Firstly, I don't know complex analysis.
Can the Laplace operator in a complex plane $z=x+iy$ be expressed as $$\nabla=\frac{\partial}{\partial x}+i\frac{\partial}{\partial y}$$ or $$\nabla=\frac{\partial}{\partial x}+\frac{\partial}{i\partial y}=\frac{\partial}{\partial x}-i\frac{\partial}{\partial y}$$ Which is right? or not one?
I originally wanted to verify the power series $V=C_n(x+iy)^n$ in complex plane $z=x+iy$ is exactly a solution for a Laplacian equation $$\nabla^2V=0$$. How to do that?
You can identify $\mathbb{R}^2 \cong \mathbb{C}$ by thinking of $z=x+iy$ with real numbers $x,y$.
Then, the following relationship holds:
If a function is holomorphic, then the functions $Re(f(x,y))=Re(f(z))$ and $Im(f(z))=Im(f(x,y))$ are harmonic as a function from $\mathbb{R}^2 \to \mathbb{R}$.

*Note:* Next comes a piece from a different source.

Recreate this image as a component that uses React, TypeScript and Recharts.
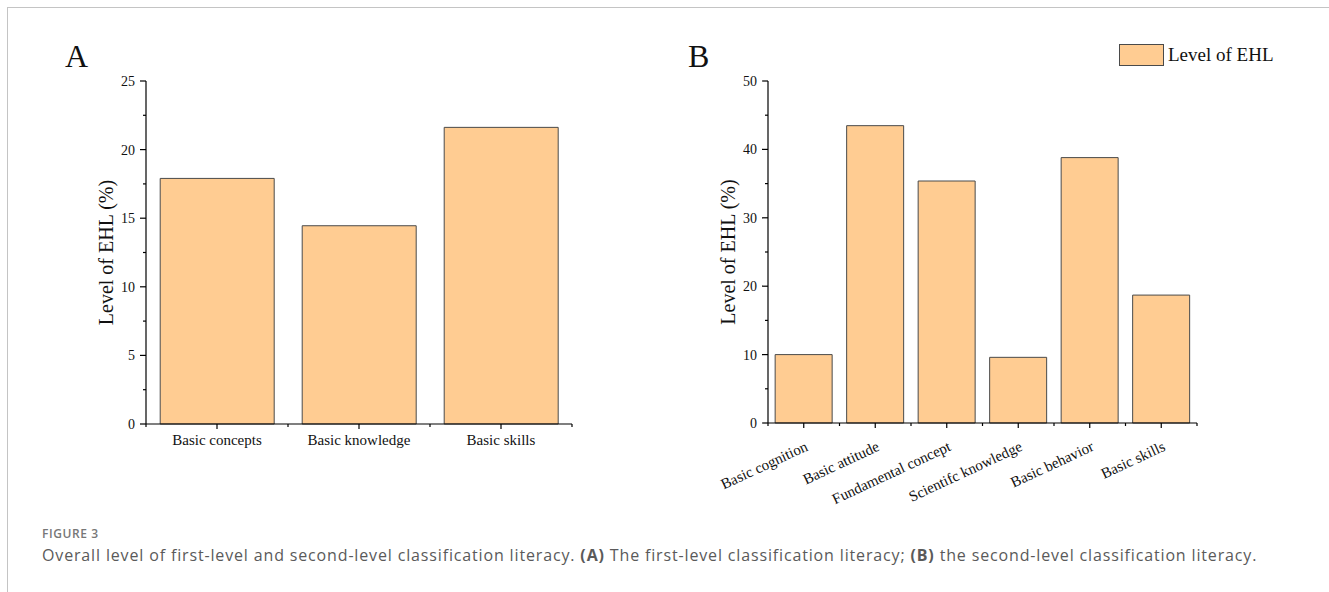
import React from "react";
import { BarChart, Bar, XAxis, YAxis, Legend } from "recharts";

// Panel A: first-level classification
const firstLevelNames = ["Basic concepts", "Basic knowledge", "Basic skills"];
const firstLevelValues = [17.9, 14.45, 21.62];
const firstLevelTicks = [0, 2.5, 5, 7.5, 10, 12.5, 15, 17.5, 20, 22.5, 25];

// Panel B: second-level classification
const secondLevelNames = [
  "Basic cognition",
  "Basic attitude",
  "Fundamental concept",
  "Scientifc knowledge",
  "Basic behavior",
  "Basic skills",
];
const secondLevelValues = [10.0, 43.47, 35.38, 9.6, 38.8, 18.7];
const secondLevelTicks = [0, 5, 10, 15, 20, 25, 30, 35, 40, 45, 50];

const seriesName = "Level of EHL";
const axisTitle = "Level of EHL (%)";

const firstData = firstLevelNames.map((name, i) => ({ name, value: firstLevelValues[i] }));
const secondData = secondLevelNames.map((name, i) => ({ name, value: secondLevelValues[i] }));

const SERIF = '"Liberation Serif", "Times New Roman", serif';
const BAR_FILL = "#FFCC92";
const BAR_STROKE = "#4a4a4a";
const TICK_SIZE = 6;
const TICK_MARGIN = 2;

const YTick = (props: any) => {
  const { x, y, payload, majorStep } = props;
  const axisX = x + TICK_SIZE + TICK_MARGIN;
  const isMajor = payload.value % majorStep === 0;
  return (
    <g>
      <line x1={axisX - (isMajor ? 6 : 3)} x2={axisX} y1={y} y2={y} stroke="#000" strokeWidth={1.2} />
      {isMajor && (
        <text x={axisX - 11} y={y} dy="0.35em" textAnchor="end" fontFamily={SERIF} fontSize={14} fill="#111">
          {payload.value}
        </text>
      )}
    </g>
  );
};

const XTick = (props: any) => {
  const { x, y, payload, index, rotated } = props;
  const axisY = y - TICK_SIZE - TICK_MARGIN;
  const half = payload.offset ?? 0;
  return (
    <g>
      <line x1={x} x2={x} y1={axisY} y2={axisY + 5} stroke="#000" strokeWidth={1.2} />
      {half > 0 && <line x1={x + half} x2={x + half} y1={axisY} y2={axisY + 3} stroke="#000" strokeWidth={1.2} />}
      {half > 0 && index === 0 && (
        <line x1={x - half} x2={x - half} y1={axisY} y2={axisY + 3} stroke="#000" strokeWidth={1.2} />
      )}
      {rotated ? (
        <text
          x={x + 5}
          y={axisY + 27}
          transform={`rotate(-25, ${x + 5}, ${axisY + 27})`}
          textAnchor="end"
          fontFamily={SERIF}
          fontSize={15}
          fill="#111"
        >
          {payload.value}
        </text>
      ) : (
        <text x={x} y={axisY + 10} dy="0.71em" textAnchor="middle" fontFamily={SERIF} fontSize={15} fill="#111">
          {payload.value}
        </text>
      )}
    </g>
  );
};

const AxisTitle = (props: any) => {
  const { viewBox, dx } = props;
  const cx = viewBox.x + viewBox.width - dx;
  const cy = viewBox.y + viewBox.height / 2;
  return (
    <text
      x={cx}
      y={cy}
      dy="0.35em"
      transform={`rotate(-90, ${cx}, ${cy})`}
      textAnchor="middle"
      fontFamily={SERIF}
      fontSize={20}
      fill="#111"
    >
      {axisTitle}
    </text>
  );
};

const LegendBox = (props: any) => {
  const { payload } = props;
  return (
    <div style={{ display: "flex", alignItems: "center" }}>
      {(payload || []).map((p: any) => (
        <React.Fragment key={p.value}>
          <span
            style={{
              display: "inline-block",
              width: 43,
              height: 20,
              background: BAR_FILL,
              border: `1px solid ${BAR_STROKE}`,
            }}
          />
          <span style={{ marginLeft: 4, fontFamily: SERIF, fontSize: 19, color: "#111" }}>{p.value}</span>
        </React.Fragment>
      ))}
    </div>
  );
};

const panelLetter: React.CSSProperties = {
  position: "absolute",
  top: 36,
  fontFamily: SERIF,
  fontSize: 32,
  color: "#111",
  lineHeight: "40px",
};

export default function App() {
  return (
    <div style={{ position: "absolute", left: 0, top: 0, width: 1329, height: 592, background: "#fff", overflow: "hidden" }}>
      <div
        style={{
          position: "absolute",
          left: 7,
          top: 7,
          width: 1330,
          height: 600,
          borderTop: "1px solid #c4c4c4",
          borderLeft: "1px solid #c4c4c4",
        }}
      />
      <div style={{ ...panelLetter, left: 65 }}>A</div>
      <div style={{ ...panelLetter, left: 688 }}>B</div>

      <div style={{ position: "absolute", left: 0, top: 0 }}>
        <BarChart width={640} height={520} data={firstData} margin={{ top: 81, right: 68, bottom: 56, left: 0 }} barCategoryGap="10%">
          <XAxis
            dataKey="name"
            height={40}
            interval={0}
            tickSize={TICK_SIZE}
            tickMargin={TICK_MARGIN}
            tickLine={false}
            axisLine={{ stroke: "#000", strokeWidth: 1.2 }}
            tick={(p: any) => <XTick {...p} />}
          />
          <YAxis
            width={146}
            domain={[0, 25]}
            ticks={firstLevelTicks}
            interval={0}
            tickSize={TICK_SIZE}
            tickMargin={TICK_MARGIN}
            tickLine={false}
            axisLine={{ stroke: "#000", strokeWidth: 1.2 }}
            tick={(p: any) => <YTick {...p} majorStep={5} />}
            label={(p: any) => <AxisTitle {...p} dx={40} />}
          />
          <Bar dataKey="value" name={seriesName} fill={BAR_FILL} stroke={BAR_STROKE} strokeWidth={1} isAnimationActive={false} />
        </BarChart>
      </div>

      <div style={{ position: "absolute", left: 640, top: 0 }}>
        <BarChart width={689} height={520} data={secondData} margin={{ top: 81, right: 132, bottom: 7, left: 0 }} barCategoryGap="10%">
          <XAxis
            dataKey="name"
            height={90}
            interval={0}
            tickSize={TICK_SIZE}
            tickMargin={TICK_MARGIN}
            tickLine={false}
            axisLine={{ stroke: "#000", strokeWidth: 1.2 }}
            tick={(p: any) => <XTick {...p} rotated />}
          />
          <YAxis
            width={128}
            domain={[0, 50]}
            ticks={secondLevelTicks}
            interval={0}
            tickSize={TICK_SIZE}
            tickMargin={TICK_MARGIN}
            tickLine={false}
            axisLine={{ stroke: "#000", strokeWidth: 1.2 }}
            tick={(p: any) => <YTick {...p} majorStep={10} />}
            label={(p: any) => <AxisTitle {...p} dx={40} />}
          />
          <Legend
            layout="vertical"
            align="center"
            verticalAlign="middle"
            wrapperStyle={{ left: 479, top: 44, width: 200 }}
            content={(p: any) => <LegendBox {...p} />}
          />
          <Bar dataKey="value" name={seriesName} fill={BAR_FILL} stroke={BAR_STROKE} strokeWidth={1} isAnimationActive={false} />
        </BarChart>
      </div>

      <div
        style={{
          position: "absolute",
          left: 42,
          top: 526,
          fontFamily: '"Open Sans", sans-serif',
          fontSize: 12,
          fontWeight: 600,
          color: "#777",
          lineHeight: "16px",
          letterSpacing: 0.6,
        }}
      >
        FIGURE 3
      </div>
      <div
        style={{
          position: "absolute",
          left: 42,
          top: 545,
          fontFamily: '"Open Sans", sans-serif',
          fontSize: 16,
          color: "#5a5a5a",
          lineHeight: "20px",
          letterSpacing: 0.85,
          whiteSpace: "nowrap",
        }}
      >
        Overall level of first-level and second-level classification literacy. <b>(A)</b> The first-level classification
        literacy; <b>(B)</b> the second-level classification literacy.
      </div>
    </div>
  );
}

There is also the following relation, using Wirtinger derivatives (see https://en.wikipedia.org/wiki/Wirtinger_derivatives ):
$$ \frac{1}{4} \Delta u=\frac{\partial^2 u}{\partial z \partial \bar{z}} $$
Now, to look at your function we have that and using that $i^2=-1$: $$ \frac{\partial u}{\partial z}=\frac{1}{2}C_n(n(x+iy)^{n-1}-in(x+iy)^{n-1}i)= \\ C_nn(x+iy)^{n-1} $$ $$ \frac{\partial^2 u}{\partial z \partial \bar{z}}=\frac{1}{2}C_n ( n(n-1)(x+iy)^{n-2}+in(n-1)(x+iy)^{n-2}i)=0 $$ if your n=1, then the second step is not needed. If $n \geq 2$, the calculation is fine. If that was not the answer you were looking for, dont hesitate to ask!